[DIRECTIVE] Reproduce exactly the lines below, from the first one through the line containing "from bokeh.resources import INLINE", and omit any pictures.

§

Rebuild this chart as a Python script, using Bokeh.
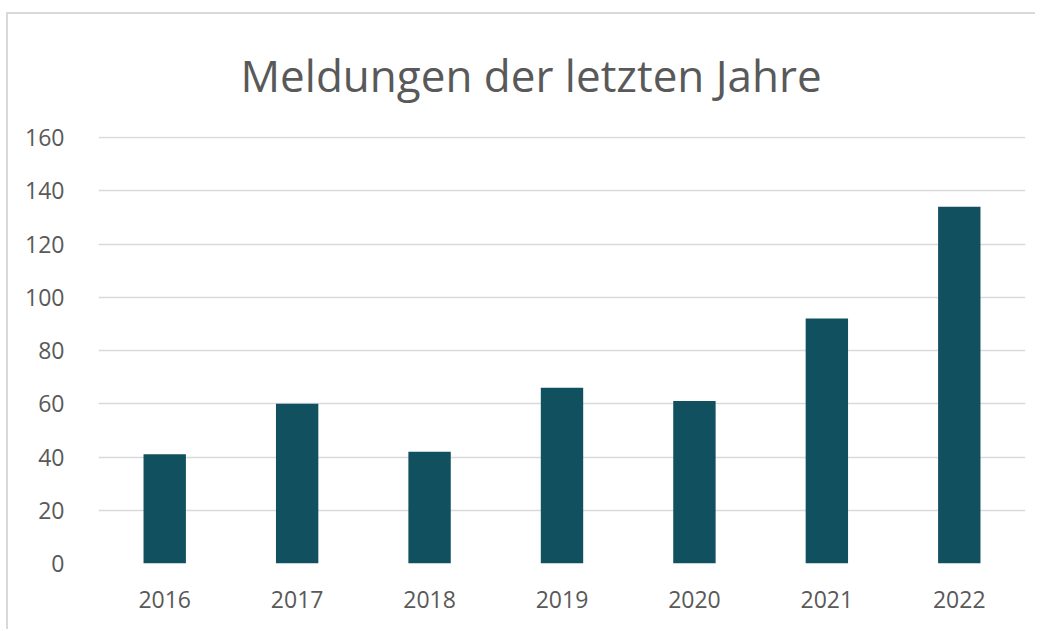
from bokeh.plotting import figure
from bokeh.models import Range1d, FixedTicker
from bokeh.embed import file_html
from bokeh.resources import INLINE

years = ["2016", "2017", "2018", "2019", "2020", "2021", "2022"]
counts = [41, 60, 42, 66, 61, 92, 134]
y_ticks = [0, 20, 40, 60, 80, 100, 120, 140, 160]
title_text = "Meldungen der letzten Jahre"

FONT = "Open Sans"
GRAY = "#595959"

p = figure(x_range=years, y_range=Range1d(0, 160.4), width=1029, height=617,
           output_backend="svg", toolbar_location=None,
           min_border_left=90, min_border_right=12, min_border_top=119, min_border_bottom=68)
p.styles = {"border-top": "2px solid #d9d9d9", "border-left": "2px solid #d9d9d9",
            "margin-top": "12px", "margin-left": "6px"}

p.vbar(x=years, top=counts, width=0.32, fill_color="#10505f", line_color=None)

p.title.text = title_text
p.title.text_font = FONT
p.title.text_font_size = "44px"
p.title.text_font_style = "normal"
p.title.text_color = GRAY
p.title.align = "left"
p.title.vertical_align = "top"
p.title.offset = 142
p.title.standoff = 60

p.outline_line_color = None
p.xgrid.grid_line_color = None
p.ygrid.grid_line_color = "#d9d9d9"
p.ygrid.grid_line_width = 1.5
p.yaxis.ticker = FixedTicker(ticks=y_ticks)

for ax in (p.xaxis, p.yaxis):
    ax.axis_line_color = None
    ax.major_tick_line_color = None
    ax.minor_tick_line_color = None
    ax.major_label_text_font = FONT
    ax.major_label_text_font_size = "23px"
    ax.major_label_text_color = GRAY
p.yaxis.major_label_standoff = 28
p.xaxis.major_label_standoff = 21

open("out.html", "w").write(file_html(p, INLINE))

§

[TASK SOLUTION]
Rebuild this chart as a Python script, using Bokeh.
from bokeh.plotting import figure
from bokeh.models import Range1d, FixedTicker
from bokeh.embed import file_html
from bokeh.resources import INLINE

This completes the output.